SHORT EXERCISE:
Reproduce the listing below exactly, minus its pictures.

DATA PROVIDED:
[START]

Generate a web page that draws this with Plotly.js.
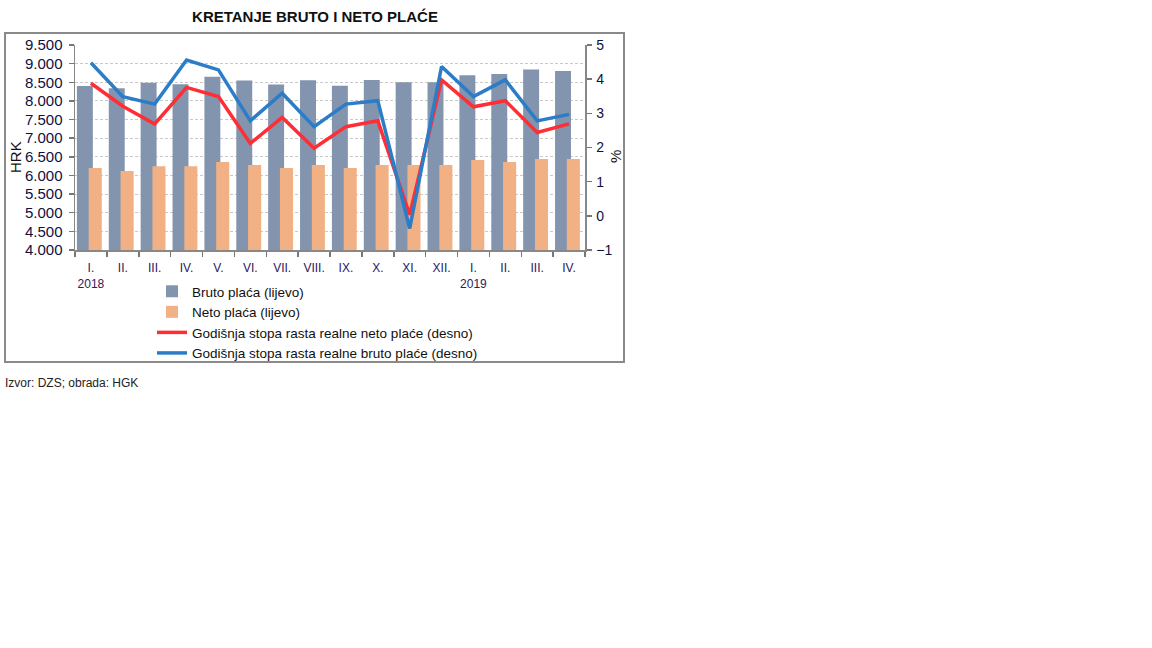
<!DOCTYPE html>
<html>
<head>
<meta charset="utf-8">
<script src="https://cdn.plot.ly/plotly-3.0.1.min.js"></script>
<style>
  html, body { margin: 0; padding: 0; background: #fff; }
  #chart { width: 1152px; height: 648px; }
</style>
</head>
<body>
<div id="chart"></div>
<script>
// ---- data ----
const monthKeys = ['2018-01','2018-02','2018-03','2018-04','2018-05','2018-06','2018-07','2018-08','2018-09','2018-10','2018-11','2018-12','2019-01','2019-02','2019-03','2019-04'];
const monthLabels = ['I.<br>2018','II.','III.','IV.','V.','VI.','VII.','VIII.','IX.','X.','XI.','XII.','I.<br>2019','II.','III.','IV.'];
const brutoPlaca = [8400, 8340, 8490, 8450, 8650, 8550, 8440, 8555, 8410, 8560, 8500, 8500, 8690, 8720, 8845, 8800];
const netoPlaca = [6200, 6120, 6250, 6250, 6360, 6280, 6200, 6280, 6200, 6280, 6280, 6280, 6415, 6360, 6440, 6440];
const stopaNeto = [3.88, 3.21, 2.69, 3.76, 3.49, 2.12, 2.88, 1.98, 2.61, 2.78, 0.03, 3.98, 3.19, 3.37, 2.44, 2.69];
const stopaBruto = [4.48, 3.49, 3.27, 4.56, 4.27, 2.78, 3.59, 2.61, 3.27, 3.37, -0.37, 4.37, 3.49, 3.98, 2.78, 2.97];
const leftTicks = [4000, 4500, 5000, 5500, 6000, 6500, 7000, 7500, 8000, 8500, 9000, 9500];
const rightTicks = [-1, 0, 1, 2, 3, 4, 5];

// ---- geometry helpers (pixels -> paper) ----
const PL = 75, PR = 585, PT = 45, PB = 250;
const px = x => (x - PL) / (PR - PL);
const py = y => (PB - y) / (PB - PT);

const fam = '"Liberation Sans", Arial, sans-serif';

const traces = [
  {
    type: 'bar', name: 'Bruto plaća (lijevo)', x: monthKeys, y: brutoPlaca,
    marker: { color: '#8394ae' }, width: 0.5, offset: -0.44, yaxis: 'y'
  },
  {
    type: 'bar', name: 'Neto plaća (lijevo)', x: monthKeys, y: netoPlaca,
    marker: { color: '#f2b185' }, width: 0.41, offset: -0.07, yaxis: 'y'
  },
  {
    type: 'scatter', mode: 'lines', name: 'Godišnja stopa rasta realne neto plaće (desno)',
    x: monthKeys, y: stopaNeto, yaxis: 'y2',
    line: { color: '#ff2e35', width: 3.5 }
  },
  {
    type: 'scatter', mode: 'lines', name: 'Godišnja stopa rasta realne bruto plaće (desno)',
    x: monthKeys, y: stopaBruto, yaxis: 'y2',
    line: { color: '#2a7dc6', width: 3.5 }
  }
];

const layout = {
  width: 1152, height: 648,
  paper_bgcolor: '#ffffff', plot_bgcolor: 'rgba(0,0,0,0)',
  margin: { l: PL, r: 1152 - PR, t: PT, b: 648 - PB, pad: 0 },
  barmode: 'overlay',
  separators: ',.',
  showlegend: true,
  title: {
    text: '<b>KRETANJE BRUTO I NETO PLAĆE</b>',
    x: 315 / 1152, xref: 'container', xanchor: 'center',
    y: 1 - 17 / 648, yref: 'container', yanchor: 'middle',
    font: { family: fam, size: 15, color: '#111' }
  },
  xaxis: {
    type: 'category', range: [-0.5, 15.5],
    tickmode: 'array', tickvals: monthKeys, ticktext: monthLabels, tickangle: 0,
    tickson: 'boundaries', ticks: 'outside', ticklen: 5, tickcolor: '#777', tickwidth: 1.5,
    showline: true, linecolor: '#888', linewidth: 1.5,
    showgrid: false, zeroline: false, ticklabelstandoff: 6,
    tickfont: { family: fam, size: 12, color: '#2a2060' },
    fixedrange: true
  },
  yaxis: {
    range: [4000, 9500], tickmode: 'array', tickvals: leftTicks, tickformat: ',d',
    ticks: 'outside', ticklen: 5, tickcolor: '#777', tickwidth: 1.5,
    showline: true, linecolor: '#888', linewidth: 1.5,
    showgrid: true, gridcolor: '#c9c9c9', gridwidth: 1, griddash: '3px,2px',
    zeroline: false, ticklabelstandoff: 3,
    tickfont: { family: fam, size: 15, color: '#101040' },
    fixedrange: true
  },
  yaxis2: {
    overlaying: 'y', side: 'right', range: [-1, 5], tickmode: 'array', tickvals: rightTicks,
    ticks: 'outside', ticklen: 5, tickcolor: '#777', tickwidth: 1.5,
    showline: true, linecolor: '#888', linewidth: 1.5,
    showgrid: false, zeroline: false, ticklabelstandoff: 2,
    tickfont: { family: fam, size: 14, color: '#101040' },
    fixedrange: true
  },
  legend: {
    x: px(152), y: py(276), xanchor: 'left', yanchor: 'top',
    bgcolor: 'rgba(0,0,0,0)', traceorder: 'normal',
    font: { family: fam, size: 13.5, color: '#111' },
    itemwidth: 30, tracegroupgap: 0
  },
  shapes: [
    { type: 'rect', xref: 'paper', yref: 'paper', x0: px(5), x1: px(624), y0: py(362), y1: py(33),
      line: { color: '#8a8a8a', width: 2 }, fillcolor: 'rgba(0,0,0,0)', layer: 'below' }
  ],
  annotations: [
    { text: 'HRK', xref: 'paper', yref: 'paper', x: px(15), y: py(157), textangle: -90,
      showarrow: false, xanchor: 'center', yanchor: 'middle',
      font: { family: fam, size: 15, color: '#111' } },
    { text: '%', xref: 'paper', yref: 'paper', x: px(615), y: py(157), textangle: -90,
      showarrow: false, xanchor: 'center', yanchor: 'middle',
      font: { family: fam, size: 15, color: '#111' } },
    { text: 'Izvor: DZS; obrada: HGK', xref: 'paper', yref: 'paper', x: px(3), y: py(383),
      showarrow: false, xanchor: 'left', yanchor: 'middle',
      font: { family: fam, size: 12, color: '#222' } }
  ]
};

Plotly.newPlot('chart', traces, layout, { displayModeBar: false, staticPlot: true });
</script>
</body>
</html>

[END]

SOLUTION FOR THIS TASK:
Generate a web page that draws this with Plotly.js.
<!DOCTYPE html>
<html>
<head>
<meta charset="utf-8">
<script src="https://cdn.plot.ly/plotly-3.0.1.min.js"></script>
<style>
  html, body { margin: 0; padding: 0; background: #fff; }
  #chart { width: 1152px; height: 648px; }
</style>
</head>
<body>
<div id="chart"></div>
<script>
// ---- data ----
const monthKeys = ['2018-01','2018-02','2018-03','2018-04','2018-05','2018-06','2018-07','2018-08','2018-09','2018-10','2018-11','2018-12','2019-01','2019-02','2019-03','2019-04'];
const monthLabels = ['I.<br>2018','II.','III.','IV.','V.','VI.','VII.','VIII.','IX.','X.','XI.','XII.','I.<br>2019','II.','III.','IV.'];
const brutoPlaca = [8400, 8340, 8490, 8450, 8650, 8550, 8440, 8555, 8410, 8560, 8500, 8500, 8690, 8720, 8845, 8800];
const netoPlaca = [6200, 6120, 6250, 6250, 6360, 6280, 6200, 6280, 6200, 6280, 6280, 6280, 6415, 6360, 6440, 6440];
const stopaNeto = [3.88, 3.21, 2.69, 3.76, 3.49, 2.12, 2.88, 1.98, 2.61, 2.78, 0.03, 3.98, 3.19, 3.37, 2.44, 2.69];
const stopaBruto = [4.48, 3.49, 3.27, 4.56, 4.27, 2.78, 3.59, 2.61, 3.27, 3.37, -0.37, 4.37, 3.49, 3.98, 2.78, 2.97];
const leftTicks = [4000, 4500, 5000, 5500, 6000, 6500, 7000, 7500, 8000, 8500, 9000, 9500];
const rightTicks = [-1, 0, 1, 2, 3, 4, 5];

// ---- geometry helpers (pixels -> paper) ----
const PL = 75, PR = 585, PT = 45, PB = 250;
const px = x => (x - PL) / (PR - PL);
const py = y => (PB - y) / (PB - PT);

const fam = '"Liberation Sans", Arial, sans-serif';

const traces = [
  {
    type: 'bar', name: 'Bruto plaća (lijevo)', x: monthKeys, y: brutoPlaca,
    marker: { color: '#8394ae' }, width: 0.5, offset: -0.44, yaxis: 'y'
  },
  {
    type: 'bar', name: 'Neto plaća (lijevo)', x: monthKeys, y: netoPlaca,
    marker: { color: '#f2b185' }, width: 0.41, offset: -0.07, yaxis: 'y'
  },
  {
    type: 'scatter', mode: 'lines', name: 'Godišnja stopa rasta realne neto plaće (desno)',
    x: monthKeys, y: stopaNeto, yaxis: 'y2',
    line: { color: '#ff2e35', width: 3.5 }
  },
  {
    type: 'scatter', mode: 'lines', name: 'Godišnja stopa rasta realne bruto plaće (desno)',
    x: monthKeys, y: stopaBruto, yaxis: 'y2',
    line: { color: '#2a7dc6', width: 3.5 }
  }
];

const layout = {
  width: 1152, height: 648,
  paper_bgcolor: '#ffffff', plot_bgcolor: 'rgba(0,0,0,0)',
  margin: { l: PL, r: 1152 - PR, t: PT, b: 648 - PB, pad: 0 },
  barmode: 'overlay',
  separators: ',.',
  showlegend: true,
  title: {
    text: '<b>KRETANJE BRUTO I NETO PLAĆE</b>',
    x: 315 / 1152, xref: 'container', xanchor: 'center',
    y: 1 - 17 / 648, yref: 'container', yanchor: 'middle',
    font: { family: fam, size: 15, color: '#111' }
  },
  xaxis: {
    type: 'category', range: [-0.5, 15.5],
    tickmode: 'array', tickvals: monthKeys, ticktext: monthLabels, tickangle: 0,
    tickson: 'boundaries', ticks: 'outside', ticklen: 5, tickcolor: '#777', tickwidth: 1.5,
    showline: true, linecolor: '#888', linewidth: 1.5,
    showgrid: false, zeroline: false, ticklabelstandoff: 6,
    tickfont: { family: fam, size: 12, color: '#2a2060' },
    fixedrange: true
  },
  yaxis: {
    range: [4000, 9500], tickmode: 'array', tickvals: leftTicks, tickformat: ',d',
    ticks: 'outside', ticklen: 5, tickcolor: '#777', tickwidth: 1.5,
    showline: true, linecolor: '#888', linewidth: 1.5,
    showgrid: true, gridcolor: '#c9c9c9', gridwidth: 1, griddash: '3px,2px',
    zeroline: false, ticklabelstandoff: 3,
    tickfont: { family: fam, size: 15, color: '#101040' },
    fixedrange: true
  },
  yaxis2: {
    overlaying: 'y', side: 'right', range: [-1, 5], tickmode: 'array', tickvals: rightTicks,
    ticks: 'outside', ticklen: 5, tickcolor: '#777', tickwidth: 1.5,
    showline: true, linecolor: '#888', linewidth: 1.5,
    showgrid: false, zeroline: false, ticklabelstandoff: 2,
    tickfont: { family: fam, size: 14, color: '#101040' },
    fixedrange: true
  },
  legend: {
    x: px(152), y: py(276), xanchor: 'left', yanchor: 'top',
    bgcolor: 'rgba(0,0,0,0)', traceorder: 'normal',
    font: { family: fam, size: 13.5, color: '#111' },
    itemwidth: 30, tracegroupgap: 0
  },
  shapes: [
    { type: 'rect', xref: 'paper', yref: 'paper', x0: px(5), x1: px(624), y0: py(362), y1: py(33),
      line: { color: '#8a8a8a', width: 2 }, fillcolor: 'rgba(0,0,0,0)', layer: 'below' }
  ],
  annotations: [
    { text: 'HRK', xref: 'paper', yref: 'paper', x: px(15), y: py(157), textangle: -90,
      showarrow: false, xanchor: 'center', yanchor: 'middle',
      font: { family: fam, size: 15, color: '#111' } },
    { text: '%', xref: 'paper', yref: 'paper', x: px(615), y: py(157), textangle: -90,
      showarrow: false, xanchor: 'center', yanchor: 'middle',
      font: { family: fam, size: 15, color: '#111' } },
    { text: 'Izvor: DZS; obrada: HGK', xref: 'paper', yref: 'paper', x: px(3), y: py(383),
      showarrow: false, xanchor: 'left', yanchor: 'middle',
      font: { family: fam, size: 12, color: '#222' } }
  ]
};

Plotly.newPlot('chart', traces, layout, { displayModeBar: false, staticPlot: true });
</script>
</body>
</html>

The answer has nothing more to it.